Elderi Wiese was brought up in a culture with a fierce passion for rugby.
As a South African, there is much to be proud of as well - the Springboks boast a rich rugby heritage and recently became four-time Rugby Championship winners, prying a fourth consecutive title away from New Zealand.
Although the high-impact nature of rugby was something Wiese shied away from, she immediately seized at the non-contact version of the sport once the opportunity arose.
"I've always been a fan of rugby growing up in South Africa where its a big part of tradition, culture and social gatherings," she said
"I didn't want to play rugby because I didn't like the contact, but touch rugby was a fun non-contact version of rugby that I enjoyed."
Now based in Hong Kong, the 30-year-old won back-to-back Elite Women's titles in 2017 and 2018, playing an instrumental part in a T8 Touch Football side which has established itself as one of the most successful teams in the city.
Not content with leaving her mark on the touch rugby scene, Wiese performed a similar feat at the highest level of domestic netball, becoming two-time reigning Premiership champion with Sonics.
While others may choose to focus on one, excelling at multiple sports has always been child's play for Wiese.
From a young age, the South African emerged as the best sportswoman in her primary school, winning the Vitrix Ludorum award due to her background in athletics, netball and hockey.
A number of appearances for South African provincial squads later, Wiese even reached the cusp of selection for her country's representative netball squad (ranked 5th in the world).
"I guess at the age of 7 you don't really know what netball is, but I can be glad that my mom made me try all the sports and culture activities at school."
"From there on, I loved it and people noticed that I have [ potential.

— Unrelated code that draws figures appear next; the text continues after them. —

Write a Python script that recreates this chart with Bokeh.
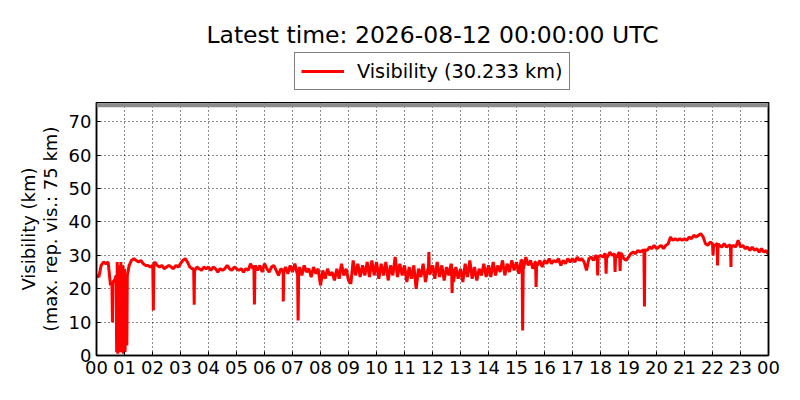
from bokeh.plotting import figure
from bokeh.models import (Legend, LegendItem, LinearAxis, FixedTicker, Span,
                          Range1d, ColumnDataSource, Label)
from bokeh.layouts import column
from bokeh.embed import file_html
from bokeh.resources import INLINE

# ---------------- data (hours since 00 UTC, visibility in km) ----------------
# base series, one value every 5 minutes from 00:00 to 24:00
vis_base = [
    # 00h
    24, 23.5, 27, 28, 27.5, 28, 21, 22, 23, 5, 27, 2,
    # 01h
    26, 3, 27, 28.5, 29, 28.5, 28, 28.5, 27.5, 27, 27, 26.5,
    # 02h
    27, 28, 27, 26.5, 27, 26, 26.5, 27, 26.5, 26, 27, 26.5,
    # 03h
    27.5, 28.5, 29, 28, 26.5, 26, 25, 26.5, 26, 25.5, 26.5, 26,
    # 04h
    26.5, 25.5, 26.5, 26, 25, 26, 25.5, 26, 27, 26, 25.5, 26.5,
    # 05h
    26, 25.5, 26, 25, 26, 25.5, 27.5, 26, 27, 25.5, 27, 25,
    # 06h
    27.5, 26, 25, 26.5, 27, 25.5, 24, 26, 25, 26.5, 24.5, 27,
    # 07h
    25, 27.5, 24.5, 26.5, 24, 27, 25, 26, 23.5, 26.5, 24.5, 26,
    # 08h
    21, 25.5, 23, 26, 24, 25, 22.5, 26, 23, 27.5, 24, 26,
    # 09h
    22.5, 21.5, 28.5, 24, 27.5, 23.5, 27, 24, 28, 23.5, 28.5, 24,
    # 10h
    28, 23, 27.5, 24, 28, 22.5, 27, 24, 29.5, 23.5, 27.5, 24,
    # 11h
    27, 22, 26.5, 23, 27, 20, 26, 23.5, 27.5, 22, 26, 24.5,
    # 12h
    27, 23, 28, 23.5, 27, 22.5, 26.5, 24, 27.5, 22, 26.5, 23,
    # 13h
    26, 22, 27.5, 23.5, 28.5, 23, 26.5, 22.5, 26, 24, 27.5, 23.5,
    # 14h
    27, 23.5, 28, 24, 27, 25, 28.5, 24, 27.5, 25, 28.5, 25.5,
    # 15h
    28, 24.5, 28.5, 26, 29.5, 27, 28.5, 26, 28, 27, 28.5, 26.5,
    # 16h
    28.5, 27.5, 29, 27.5, 28.5, 28, 29, 27, 28.5, 27.5, 29, 28,
    # 17h
    29, 28, 29.5, 28.5, 29, 28, 25.5, 29, 29.5, 28.5, 30, 29,
    # 18h
    30, 29.5, 30.5, 29.5, 31, 30, 30.5, 29.5, 31, 30.5, 29, 28.5,
    # 19h
    29.5, 30.5, 31, 30.5, 31.5, 31, 31.5, 32, 31.5, 32.5, 32, 33,
    # 20h
    32, 32.5, 33, 32, 33, 33.5, 35.5, 34.5, 35, 34.5, 35, 34.5,
    # 21h
    35, 34.5, 35.5, 35, 36, 35.5, 36, 36.5, 35.5, 33.5, 33, 34,
    # 22h
    33.5, 33, 33.5, 33, 32.5, 33.5, 32.5, 33, 32, 33, 32.5, 34.5,
    # 23h
    32.5, 33, 32, 32.5, 31.5, 32.5, 31.5, 32, 31, 32, 31, 31.5,
    # 24h
    30.233,
]

# short-lived drops / peaks (with their shoulders)
spike_hours = [
    0.55, 0.57, 0.59,
    0.70, 0.72, 0.74, 0.76, 0.79, 0.81, 0.85, 0.87, 0.89, 0.94, 0.96, 0.98,
    1.02, 1.05, 1.10,
    2.01, 2.03, 2.05,
    3.47, 3.49, 3.51,
    5.62, 5.64, 5.66,
    6.65, 6.67, 6.69,
    7.18, 7.20, 7.22,
    11.85, 11.87, 11.89,
    12.68, 12.70, 12.72,
    15.20, 15.22, 15.24,
    15.68, 15.70, 15.72,
    17.88, 17.90, 17.92,
    18.18, 18.20, 18.22,
    18.50, 18.52, 18.54,
    18.68, 18.70, 18.72,
    19.55, 19.57, 19.59,
    22.00, 22.02, 22.04,
    22.16, 22.18, 22.20,
    22.64, 22.66, 22.68,
]
spike_values = [
    22, 10, 22,
    24, 1, 28, 0.5, 26, 1, 1.5, 28, 1, 27, 0.5, 25,
    1, 22, 24,
    27, 13.5, 27.5,
    26, 15.2, 25.5,
    27, 15.3, 26.5,
    25.5, 16.2, 25,
    25, 10.5, 25,
    25, 31, 24.5,
    27, 18.7, 26,
    28.5, 7.5, 27,
    28, 20.5, 27.5,
    29.5, 24, 29.5,
    30, 24.5, 30,
    30.5, 25, 30,
    30.5, 25.3, 30.5,
    31.5, 14.7, 31.5,
    33.5, 30, 33,
    33.5, 27, 33.5,
    33, 26.5, 32.5,
]

hour_labels = ["00", "01", "02", "03", "04", "05", "06", "07", "08", "09",
               "10", "11", "12", "13", "14", "15", "16", "17", "18", "19",
               "20", "21", "22", "23", "00"]
y_ticks = [0, 10, 20, 30, 40, 50, 60, 70]
max_reported = 75
latest_label = "Visibility (30.233 km)"
title_text = "Latest time: 2026-08-12 00:00:00 UTC"

# ---------------- assemble series ----------------
base_hours = [i / 12 for i in range(len(vis_base))]
pairs = sorted(list(zip(base_hours, vis_base)) + list(zip(spike_hours, spike_values)))
src = ColumnDataSource(dict(h=[p[0] for p in pairs], v=[p[1] for p in pairs]))

FONT = "DejaVu Sans"
LINE_KW = dict(line_color="#ff0000", line_width=3)

# ---------------- header: title + legend ----------------
head = figure(width=800, height=102, x_range=Range1d(0, 24),
              y_range=Range1d(1000, 1001),
              x_axis_location=None, y_axis_location=None,
              min_border=0, outline_line_color=None,
              output_backend="svg", toolbar_location=None)
head.xgrid.visible = False
head.ygrid.visible = False
head_line = head.line("h", "v", source=src, **LINE_KW)  # lies outside the header's range
head.add_layout(Label(x=336, y=68, x_units="screen", y_units="screen",
                      text=title_text, text_align="center",
                      text_baseline="alphabetic", text_font=FONT,
                      text_font_size="23.5px", text_color="black"))
legend = Legend(items=[LegendItem(label=latest_label, renderers=[head_line])],
                location=(198, 12), orientation="vertical",
                margin=0, padding=6, glyph_width=43, glyph_height=24,
                label_height=24, label_standoff=13,
                label_text_font=FONT, label_text_font_size="19.3px",
                label_text_color="black",
                border_line_color="black", border_line_width=1.2,
                background_fill_color="white", background_fill_alpha=1)
head.add_layout(legend, "center")

# ---------------- main plot ----------------
p = figure(frame_width=672, frame_height=253,
           min_border_left=96, min_border_right=32,
           min_border_bottom=45, min_border_top=0,
           x_range=Range1d(0, 24), y_range=Range1d(0, 75.8),
           output_backend="svg", toolbar_location=None,
           background_fill_color="white", border_fill_color="white")

p.line("h", "v", source=src, **LINE_KW)

p.add_layout(Span(location=max_reported, dimension="width",
                  line_color="#8c8c8c", line_width=4))

p.outline_line_color = "black"
p.outline_line_width = 1.5

xa = p.xaxis[0]
xa.ticker = FixedTicker(ticks=list(range(25)))
xa.major_label_overrides = {i: lab for i, lab in enumerate(hour_labels)}
ya = p.yaxis[0]
ya.ticker = FixedTicker(ticks=y_ticks)
ya.axis_label = "Visibility (km)\n(max. rep. vis.: 75 km)"
for ax in (xa, ya):
    ax.major_label_text_font = FONT
    ax.major_label_text_font_size = "18px"
    ax.major_label_text_color = "black"
    ax.axis_line_color = "black"
    ax.axis_line_width = 1.5
    ax.major_tick_in = 4
    ax.major_tick_out = 0
    ax.major_tick_line_color = "black"
    ax.minor_tick_line_color = None
ya.axis_label_text_font = FONT
ya.axis_label_text_font_size = "18px"
ya.axis_label_text_font_style = "normal"
ya.axis_label_text_color = "black"
ya.axis_label_text_line_height = 1.05
ya.axis_label_standoff = 5
xa.major_label_standoff = 5

ra = LinearAxis(ticker=FixedTicker(ticks=y_ticks), major_label_text_color=None,
                major_tick_in=4, major_tick_out=0, minor_tick_line_color=None,
                axis_line_color="black", axis_line_width=1.5)
p.add_layout(ra, "right")

for g in (p.xgrid[0], p.ygrid[0]):
    g.grid_line_color = "black"
    g.grid_line_dash = "1 3"
    g.grid_line_width = 1
    g.grid_line_alpha = 0.9
p.xgrid[0].ticker = FixedTicker(ticks=list(range(25)))
p.ygrid[0].ticker = FixedTicker(ticks=y_ticks)

layout = column(head, p, spacing=0)
open("out.html", "w").write(file_html(layout, INLINE))
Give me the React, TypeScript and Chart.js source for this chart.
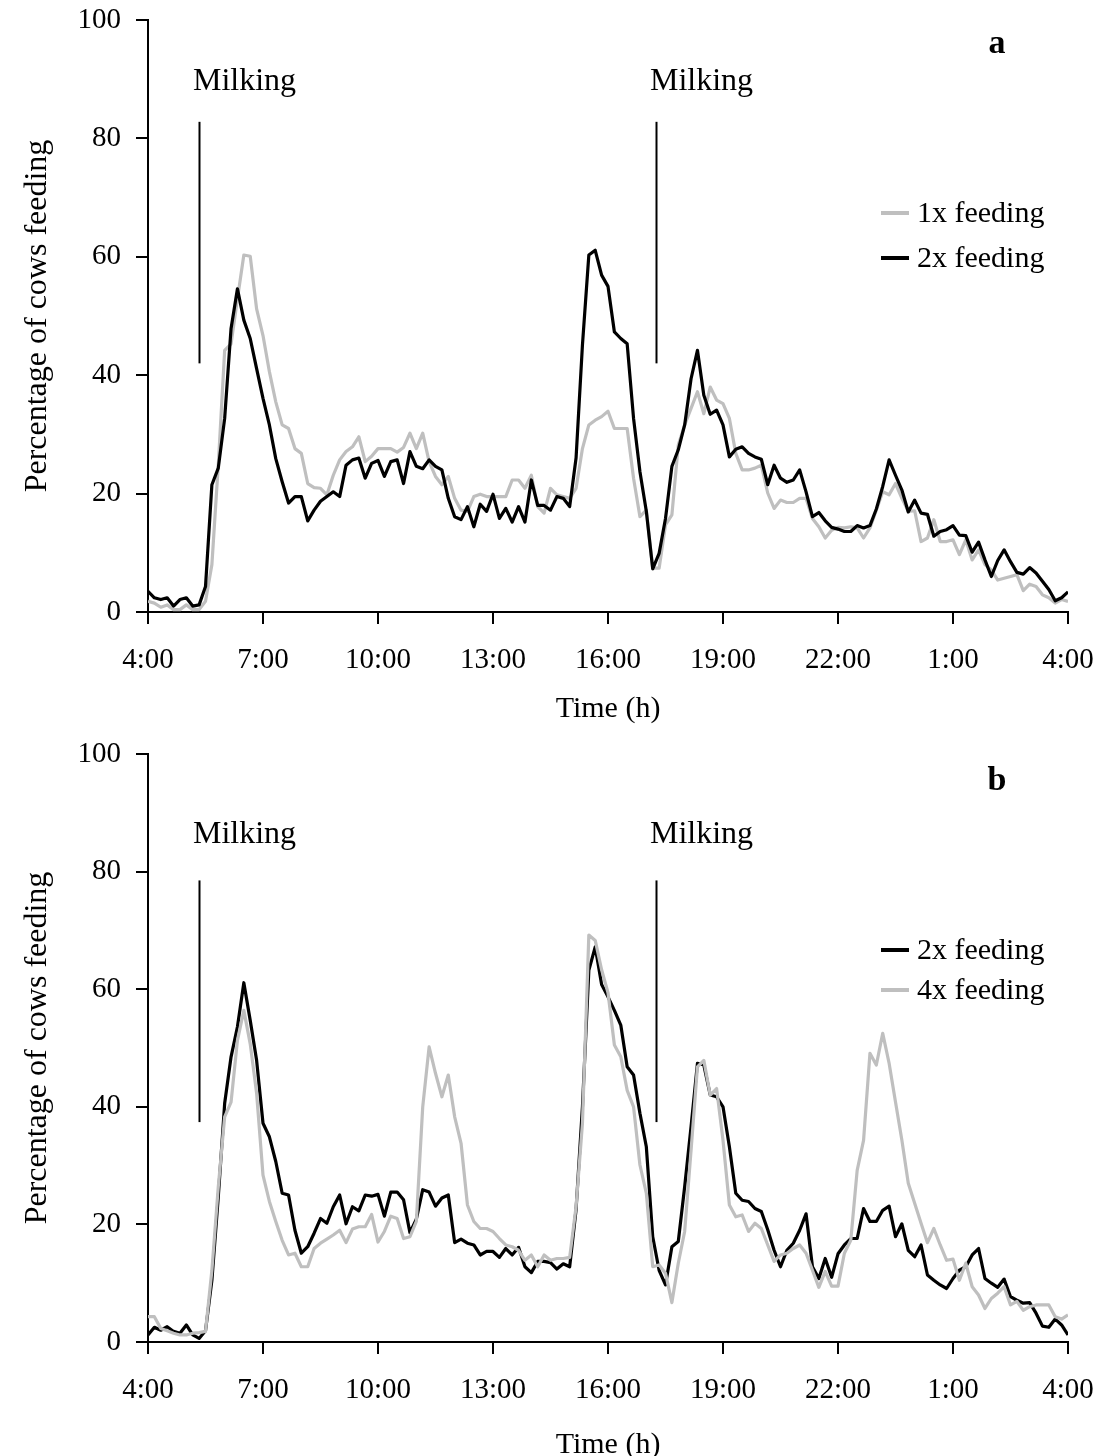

My dad made me a goal post, and I just loved shooting goals in the backyard every day after school and on weekends."
Far from the two sports taking a physical and mental toll, Wiese thrives on a busy sports schedule and fills in her supposed 'rest' days with gym sessions, as well as squash and running.
This year, she is ready to add paddle-run racing to an already extensive sporting repertoire, signalling her full commitment by registering for a competition.
"The times that training/games did clash, I would prioritise which one is more important to train/play for at that specific time/stage of the season. When you love playing sports and being active, it's easy to make things work," Wiese said.
"Yes it can get physically tiring at times, but after one or two days off, I'm ready and excited to get back on the field/court again. Being active makes me happy and makes me feel less guilty for loving ice cream, thus the more active I am the more content I am."
If Wiese's story proves anything, it speaks to the importance of parental support during an athlete's formative years, teaching us that a balanced lifestyle is key and that being truly passionate about sports means we should never be afraid to constantly reinvent ourselves.